OrcaSlicer supports the curr_bed_type variable — a powerful feature that allows your printer’s firmware (like Klipper) to detect which bed type is currently selected and make real-time G-code adjustments.

For example, if you need to tweak the Z-offset slightly depending on your build plate’s thickness or texture, you can use the following snippet:

{if curr_bed_type=="Textured PEI Plate"}
  SET_GCODE_OFFSET Z=-0.05
{else}
  SET_GCODE_OFFSET Z=0.0
{endif}

Note:This ensures that the nozzle always maintains the perfect first-layer distance — no matter which bed you’re printing on.

Available Bed Types in Orca Slicer

OrcaSlicer currently supports the following built-in bed types:

• “Cool Plate” – For low-temp materials like PLA, PETG, and TPU.
• “Engineering Plate” – For technical filaments like ABS and ASA.
• “High Temp Plate” – Designed for high-performance materials such as Nylon and Polycarbonate.
• “Textured PEI Plate” – Excellent for flexible filaments or parts requiring smooth bottom finishes.

A perfectly configured printer doesn’t just deliver better print quality — it makes your 3D printing process smarter, faster, and more reliable.
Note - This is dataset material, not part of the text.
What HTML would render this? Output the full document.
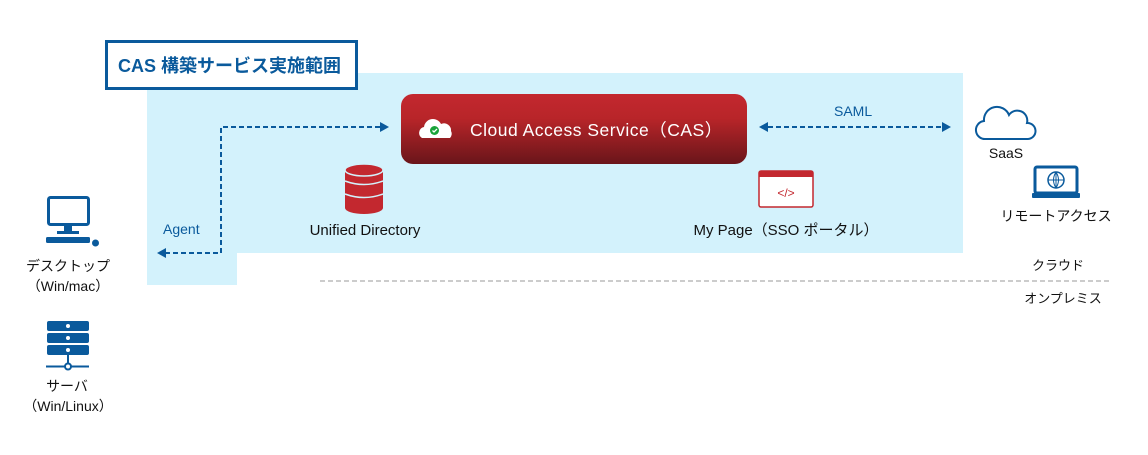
<!DOCTYPE html>
<html><head><meta charset="utf-8"><style>
body{margin:0;width:1148px;height:450px;background:#fff;overflow:hidden;font-family:"Liberation Sans","Noto Sans CJK JP",sans-serif}
svg text{font-family:"Liberation Sans","Noto Sans CJK JP",sans-serif}
</style></head><body>
<svg width="1148" height="450" viewBox="0 0 1148 450" xmlns="http://www.w3.org/2000/svg">
<defs>
<linearGradient id="rg" x1="0" y1="0" x2="0" y2="1"><stop offset="0" stop-color="#c3282f"/><stop offset="0.35" stop-color="#b82529"/><stop offset="1" stop-color="#69151a"/></linearGradient>
</defs>
<path d="M147 73H963V253H237V285H147Z" fill="#d3f2fc"/>
<rect x="106.5" y="41.5" width="250" height="47" fill="#fff" stroke="#0a5a9c" stroke-width="3"/>
<text x="118" y="72" font-size="18" fill="#0a5a9c" font-weight="bold">CAS 構築サービス実施範囲</text>
<rect x="401" y="94" width="346" height="70" rx="12" fill="url(#rg)"/>
<path d="M422 138a6 6 0 0 1 2-11a9 9 0 0 1 17-3a7 7 0 0 1 10 7a6 6 0 0 1-1 7Z" fill="#fff"/>
<circle cx="434.5" cy="130.5" r="4.5" fill="#1aa33a"/>
<path d="M432.5 130.5l1.5 1.5l3-3" stroke="#fff" stroke-width="1.3" fill="none"/>
<text x="470" y="136" font-size="17.5" fill="#fff" letter-spacing="0.5">Cloud Access Service（CAS）</text>
<g stroke="#0a5a9c" stroke-width="2" stroke-dasharray="5,3" fill="none">
<path d="M380 127H221V253H165"/>
<path d="M768 127H942"/>
</g>
<g fill="#0a5a9c">
<path d="M389 127l-9-5v10z"/><path d="M157 253l9-5v10z"/>
<path d="M759 127l9-5v10z"/><path d="M951 127l-9-5v10z"/>
</g>
<text x="163" y="234" font-size="14" fill="#0a5a9c">Agent</text>
<text x="834" y="116" font-size="14" fill="#0a5a9c">SAML</text>
<g fill="#c3282f">
<ellipse cx="364" cy="170" rx="19" ry="6"/>
<rect x="345" y="170" width="38" height="38"/>
<ellipse cx="364" cy="208" rx="19" ry="6"/>
</g>
<g stroke="#d3f2fc" stroke-width="1.5" fill="none"><path d="M345 181q19 7 38 0M345 194q19 7 38 0"/></g>
<ellipse cx="364" cy="170" rx="19" ry="6" fill="#c3282f" stroke="#d3f2fc" stroke-width="1.5"/>
<text x="365" y="235" font-size="15" fill="#111" text-anchor="middle">Unified Directory</text>
<rect x="759" y="171" width="54" height="36" rx="2" fill="#fff" stroke="#c3282f" stroke-width="1.5"/>
<rect x="759" y="171" width="54" height="6" fill="#c3282f"/>
<text x="786" y="197" font-size="12" fill="#c3282f" text-anchor="middle">&lt;/&gt;</text>
<text x="786" y="235" font-size="15" fill="#111" text-anchor="middle">My Page（SSO ポータル）</text>
<path d="M986 139a9 9 0 0 1-2-18a13 13 0 0 1 25-6a10 10 0 0 1 18 8a8 8 0 0 1 1 16Z" fill="none" stroke="#0a5a9c" stroke-width="2"/>
<text x="1006" y="158" font-size="14" fill="#111" text-anchor="middle">SaaS</text>
<rect x="1035" y="167" width="42" height="26" rx="2" fill="none" stroke="#0a5a9c" stroke-width="3"/>
<rect x="1032" y="193" width="48" height="5" rx="1" fill="#0a5a9c"/>
<circle cx="1056" cy="180" r="8" fill="none" stroke="#0a5a9c" stroke-width="1.5"/>
<path d="M1048 180h16M1056 172v16M1056 172q-5 8 0 16M1056 172q5 8 0 16" stroke="#0a5a9c" stroke-width="1" fill="none"/>
<text x="1056" y="221" font-size="14" fill="#111" text-anchor="middle">リモートアクセス</text>
<text x="1058" y="270" font-size="13" fill="#111" text-anchor="middle">クラウド</text>
<line x1="320" y1="281" x2="1112" y2="281" stroke="#999" stroke-width="1" stroke-dasharray="5,3"/>
<text x="1063" y="303" font-size="13" fill="#111" text-anchor="middle">オンプレミス</text>
<rect x="48.5" y="197.5" width="40" height="27" rx="2" fill="none" stroke="#0a5a9c" stroke-width="3"/>
<rect x="64" y="225" width="8" height="6" fill="#0a5a9c"/>
<rect x="57" y="231" width="22" height="3" fill="#0a5a9c"/>
<rect x="46" y="237" width="44" height="6" rx="1.5" fill="#0a5a9c"/>
<circle cx="95.5" cy="243" r="3.5" fill="#0a5a9c"/>
<text x="68" y="271" font-size="14" fill="#111" text-anchor="middle">デスクトップ</text>
<text x="68" y="291" font-size="14" fill="#111" text-anchor="middle">（Win/mac）</text>
<g fill="#0a5a9c">
<rect x="47" y="321" width="42" height="10" rx="2"/>
<rect x="47" y="333" width="42" height="10" rx="2"/>
<rect x="47" y="345" width="42" height="10" rx="2"/>
<rect x="67" y="355" width="2" height="8"/>
<rect x="46" y="365.5" width="43" height="2"/>
</g>
<g fill="#fff"><circle cx="68" cy="326" r="2"/><circle cx="68" cy="338" r="2"/><circle cx="68" cy="350" r="2"/></g>
<circle cx="68" cy="366.5" r="3" fill="#fff" stroke="#0a5a9c" stroke-width="2"/>
<text x="67" y="391" font-size="14" fill="#111" text-anchor="middle">サーバ</text>
<text x="68" y="411" font-size="14" fill="#111" text-anchor="middle">（Win/Linux）</text>
</svg>
</body></html>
With Orca Slicer, you can manage everything from fan speeds and air filtration to bed mesh calibration and temperature control, all within one cohesive platform.

Whether you’re printing delicate PLA parts or engineering-grade Nylon, setting up your printer hardware correctly ensures consistent results and minimal manual intervention. Take the time to configure each section — fans, chamber, mesh, and bed type — once, and enjoy effortless printing across all your future projects.